> [Material]
# # # # #

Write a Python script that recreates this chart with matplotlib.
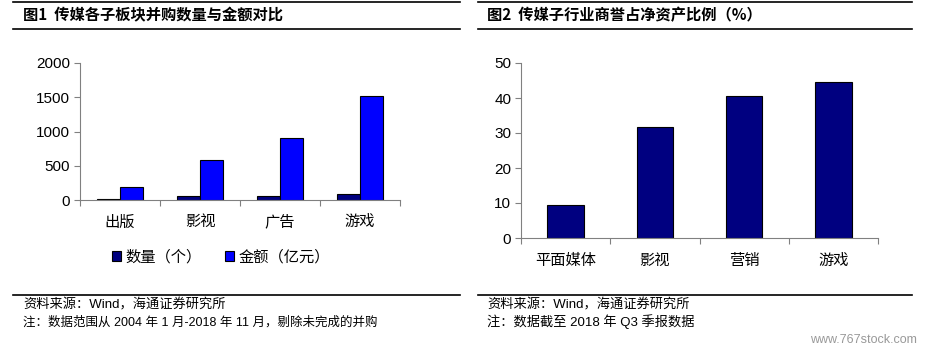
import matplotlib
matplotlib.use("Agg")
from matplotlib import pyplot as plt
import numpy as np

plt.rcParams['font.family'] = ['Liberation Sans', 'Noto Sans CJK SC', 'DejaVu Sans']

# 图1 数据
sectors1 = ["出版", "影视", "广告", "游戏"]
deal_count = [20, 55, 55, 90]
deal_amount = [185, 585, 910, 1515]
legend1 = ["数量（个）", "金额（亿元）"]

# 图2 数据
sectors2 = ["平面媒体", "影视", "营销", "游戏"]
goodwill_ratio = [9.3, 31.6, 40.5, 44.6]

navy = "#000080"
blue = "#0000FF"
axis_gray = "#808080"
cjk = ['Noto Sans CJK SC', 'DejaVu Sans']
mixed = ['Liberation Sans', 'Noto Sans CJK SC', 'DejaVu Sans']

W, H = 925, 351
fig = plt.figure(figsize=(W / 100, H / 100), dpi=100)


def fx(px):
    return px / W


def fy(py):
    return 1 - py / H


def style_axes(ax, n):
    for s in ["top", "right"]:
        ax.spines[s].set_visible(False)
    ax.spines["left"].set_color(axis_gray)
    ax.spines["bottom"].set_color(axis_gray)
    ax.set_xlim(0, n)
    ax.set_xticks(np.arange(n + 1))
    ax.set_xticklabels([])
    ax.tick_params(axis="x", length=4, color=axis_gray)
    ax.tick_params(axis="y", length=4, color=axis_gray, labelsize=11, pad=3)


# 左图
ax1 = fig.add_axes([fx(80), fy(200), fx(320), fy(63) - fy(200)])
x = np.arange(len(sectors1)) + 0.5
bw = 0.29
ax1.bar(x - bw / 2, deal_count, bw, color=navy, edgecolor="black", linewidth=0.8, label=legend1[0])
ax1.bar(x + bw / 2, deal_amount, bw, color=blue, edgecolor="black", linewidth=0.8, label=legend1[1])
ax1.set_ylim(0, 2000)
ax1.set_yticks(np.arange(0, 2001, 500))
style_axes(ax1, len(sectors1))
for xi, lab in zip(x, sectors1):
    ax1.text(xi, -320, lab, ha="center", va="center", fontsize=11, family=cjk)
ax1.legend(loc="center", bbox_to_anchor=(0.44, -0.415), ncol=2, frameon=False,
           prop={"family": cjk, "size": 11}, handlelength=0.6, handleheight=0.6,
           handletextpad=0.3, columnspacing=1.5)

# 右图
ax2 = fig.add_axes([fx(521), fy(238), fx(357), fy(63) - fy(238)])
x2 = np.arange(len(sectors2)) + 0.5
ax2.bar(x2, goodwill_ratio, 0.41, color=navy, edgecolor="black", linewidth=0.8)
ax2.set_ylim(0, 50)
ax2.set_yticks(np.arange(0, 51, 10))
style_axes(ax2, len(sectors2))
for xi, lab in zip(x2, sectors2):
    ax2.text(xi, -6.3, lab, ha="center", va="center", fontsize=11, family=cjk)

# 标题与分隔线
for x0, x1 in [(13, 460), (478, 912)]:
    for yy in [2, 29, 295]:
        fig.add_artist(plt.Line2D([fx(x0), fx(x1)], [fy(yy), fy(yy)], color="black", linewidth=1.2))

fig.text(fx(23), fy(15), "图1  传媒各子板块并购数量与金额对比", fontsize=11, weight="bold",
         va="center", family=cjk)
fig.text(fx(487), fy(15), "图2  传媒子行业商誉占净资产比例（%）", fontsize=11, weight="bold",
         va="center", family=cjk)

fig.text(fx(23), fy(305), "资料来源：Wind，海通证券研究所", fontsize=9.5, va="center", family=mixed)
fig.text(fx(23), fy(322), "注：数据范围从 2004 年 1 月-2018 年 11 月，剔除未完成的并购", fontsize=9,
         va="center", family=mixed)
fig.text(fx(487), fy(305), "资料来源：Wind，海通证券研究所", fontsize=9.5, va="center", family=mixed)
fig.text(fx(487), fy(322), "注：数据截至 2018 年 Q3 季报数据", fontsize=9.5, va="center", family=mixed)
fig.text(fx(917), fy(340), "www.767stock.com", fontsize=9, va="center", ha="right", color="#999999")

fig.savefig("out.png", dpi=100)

# # # # #

> [What you need to do]
Return, unchanged, the lines from the first line of the material through the line that holds "return 1 - py / H", inclusive, omitting pictures.

> [Task result]
Write a Python script that recreates this chart with matplotlib.
import matplotlib
matplotlib.use("Agg")
from matplotlib import pyplot as plt
import numpy as np

plt.rcParams['font.family'] = ['Liberation Sans', 'Noto Sans CJK SC', 'DejaVu Sans']

# 图1 数据
sectors1 = ["出版", "影视", "广告", "游戏"]
deal_count = [20, 55, 55, 90]
deal_amount = [185, 585, 910, 1515]
legend1 = ["数量（个）", "金额（亿元）"]

# 图2 数据
sectors2 = ["平面媒体", "影视", "营销", "游戏"]
goodwill_ratio = [9.3, 31.6, 40.5, 44.6]

navy = "#000080"
blue = "#0000FF"
axis_gray = "#808080"
cjk = ['Noto Sans CJK SC', 'DejaVu Sans']
mixed = ['Liberation Sans', 'Noto Sans CJK SC', 'DejaVu Sans']

W, H = 925, 351
fig = plt.figure(figsize=(W / 100, H / 100), dpi=100)


def fx(px):
    return px / W


def fy(py):
    return 1 - py / H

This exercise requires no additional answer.